Of course, it helps that the animation is so cute. Sanrio knows how to draw cute characters, to the point where I'm not really sure if they know how to draw anything else. Even a character whose a literal misogynistic pig has a much more appealing design than any other studio/company/character designer would have given him.
The dialogue itself has a lot of one-liners and quick gags that made me say "Oh, shit" and/or laugh out loud. Netflix has also produced a solid English dub for the series, with plenty of recognizable voice talent as well as a few faces who haven't gotten their chance in the limelight yet.
Retsuko's death metal scenes are great, even if they are quick. The death metal aspect of her character is elaborated on and really made apart of her. Without spoiling anything, at one point we see Retsuko in a completely different state of mind in which she isn't interested in doing death metal at all, and it just simply...isn't her.
I'm not traditionally a binge watcher (which is why my number of watched days on here is so subpar), but this show got me hook. line, and sinker. I'd probably be watching even more episodes right now instead of writing this review if we'd gotten more than ten. (I really hope we get a season 2.) And I've gotta admit, I want some of that overpriced merchandise now as well.
Despite the styling of the series, Aggrettsuko or Aggressive Retsuko, the Netflix series, is a serious workplace drama. After already having watched every show that I thought would impress me with a 10/10, I was very happy to find a new one that could convince me that there are more gems out there. This show is sneaky, in the sense that its style is that of a children's television show, but the subject matter is very mature and is not mindless in the slightest bit.

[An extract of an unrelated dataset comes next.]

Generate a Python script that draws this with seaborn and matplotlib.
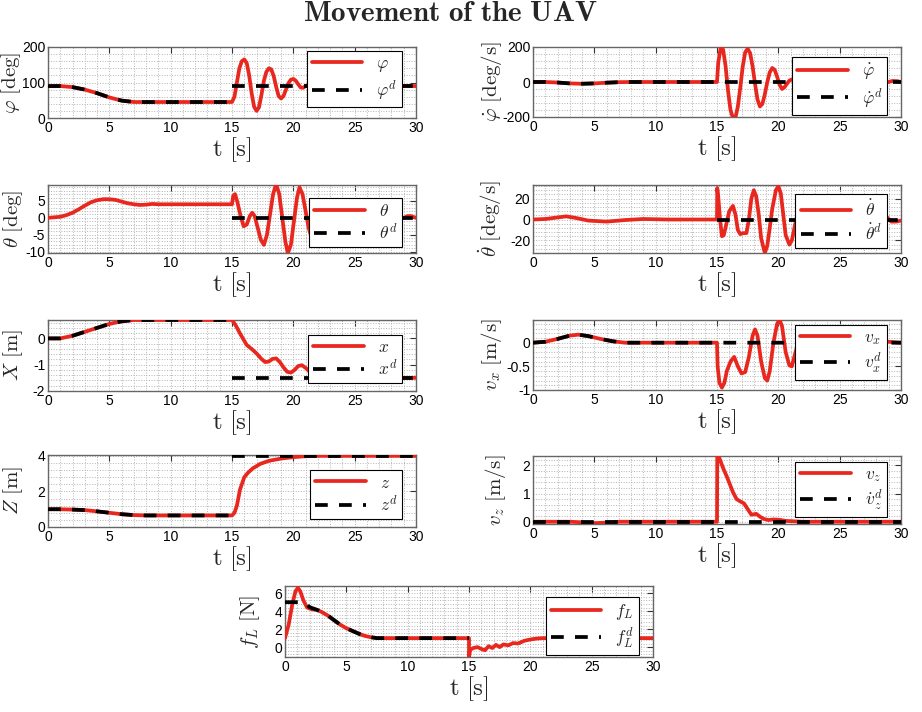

The thing I like the most about it is that the show is not stupid, and doesn't talk about anything stupid.
Viewers should have some experience with being overworked or looked down upon in order to enjoy the show. Being a very passive person, I feel with Retsuko because she gives and gives to everybody and can't very well find it in her to stand up for herself at work. One of the first scenes we are thrown into is one where her coworkers are being either pretentious or talking behind each other's backs. It was an interesting thing to see because this exists everywhere, obviously, and we see how Retsuko deals with it... she tries her best not to intervene when her coworkers are being fake to each other. It was an interesting and fun character interaction, but respects the viewer's attention span by making it a background element rather than the focus of the episode. We have Retsuko to worry about anyway.
There are so many relatable issues in this show: 1) Teenage/social drama, not because the characters are teenagers, but because teenagers can relate to the conversation and social awkwardness. 2) Having people around you that take advantage of your kindness, because lots of people have been there at some point, and this show makes the best mood for the viewer by making Retsuko one who almost never talks back and only bottles everything up, constantly taking deep breaths and counting to ten. Because of this, viewers will feel bad for her, and constantly cheer her on. 3) Quitting your day job to change your life in an ideal way. We've all had to make tough decisions for ourselves at some point, and we usually make the wrong mistake the first time around with fortune against us. You'll see what happens in the show. 4) Escape from the grind. We all have our own ways, and Retsuko really depends on death metal to vent.
As for the art, I like the cartoonish and childish style, but it might wear off on some people. The setting definitely doesn't match the subject matters, but I guess this series is all about contrast, juxtaposing calm atmospheres with heated screaming ones. For the sound, I really liked the background music when the characters are working. It reminds me of the songs from Real Rob, another Netflix series. Another very enjoyable thing about this show is Retsuko's voice performance. I really really love it! it's hard to explain, because her tone is usually lukewarm at best, but there's something soothing about it. I don't know who the voice actress is, but her performance is stellar. It's cute, but she doesn't go too far on the cuteness or get full of it. it's very natural, and her reactions matched up with the voice when Retsuko is in trouble is always the best.
Anyway, if you're a hard worker, or if you're pressured in life, if you hate the grind, or if you like Sanrio, you should definitely watch Aggrettsuko. I was very pleasantly surprised to see a new series filled to the brim with emotion, personality, and life lessons.